Tuesday, July 17, 2012

In the shadows of wars and kings

Our first stop in Germany was Dresden. Dresden was largely destroyed by a huge British and US air force attack at the end of WW2. So in a lot of ways this place was interesting in that I could compare how they recovered from near total destruction to how Hiroshima recovered, and initially I was underwhelmed. It came across as a patchwork quilt of old and new without the beauty, sense of peace and tranquility of Hiroshima. But luckily I had 3 nights (our new minimum for most places now), to discover that Dresden had a different, but equally profound, way to rebuild.

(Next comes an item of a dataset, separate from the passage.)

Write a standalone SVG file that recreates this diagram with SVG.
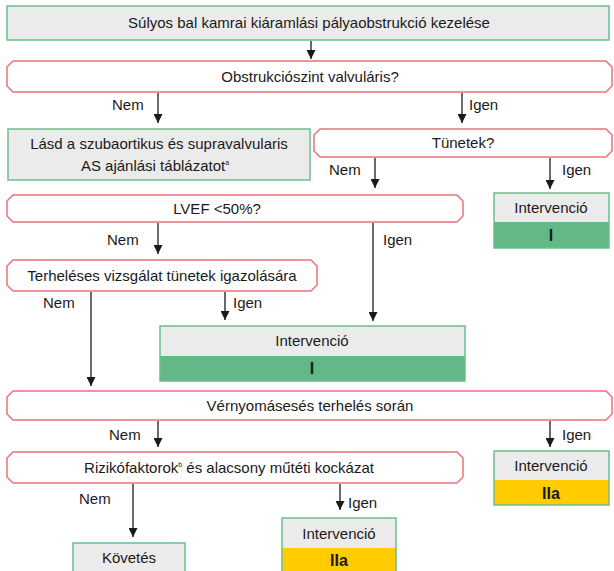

We arrived at our hostel and headed straight out to...McDonald's for dinner (hey we were hungry) but then we headed for the old section to have a quick look around so that we could prioritise the next few days. One of the first things we found was 'The Zwinger', built by Augustus the Strong to be something spectacular that he could use to look flash in during special events, with large gardens and balconies to address the minions. While wandering around this large enclosed area we found some stairs that led to an impressive area of statues and views.

We had another quick look around to familiarise ourselves with where everything was and got back before it was too dark. The next day we started by dropping into the The Museum of Man (or the hygiene museum) to have a quick look, and we ended up staying about 4 hours + (sorry, no photos were allowed). This was like the human body on steroids, it had different areas for every conceivable aspect of humans. Birth, death, sexuality, mind (complete with mind games and experiments), motion (complete with activites of strength, flexibility, balance etc) and more. Really cool were the see through life size man and woman constructions. Be warned though, even with English audio guides, a lot of stuff was written in German only.

In the end it was not until the next day that we got into the part of the city that showed its character. We went into the old section and visited Dresden Castle and climbed up Hausmanns Tower (there is always a tower with stairs somewhere) to get 360 degree views around the old section. Here you could see that the patchwork quilt of most buildings was done deliberately to keep the scars of WW2 and show the destruction that war can bring. What they have done is to keep all the damage when rebuilding, if they found a piece and could work out where it came from they would put it back and not clean it. The effect is quite a disturbing contrast between burnt and old parts of buildings with the new materials and statues. It sent a shiver up my spine to realise how much was destroyed and what buildings burnt and blackened by bombing look like. Very eerie.

Afterwards we went and saw the Frauenkirche (Church of our lady), also completely destroyed, and rebuilt over 11 years with mostly public money and support. It is a bit of a shock after the look of the outside to go inside. Outside you have the patchwork quilt effect with re-used blackened sections, but inside it was one of the lightest, brightest, newest looking churches we had ever seen, absolutely stunning. It also had many areas to the side where you could go down into the catacombs with prayer and meditation areas and monuments dedicated to peace and hope.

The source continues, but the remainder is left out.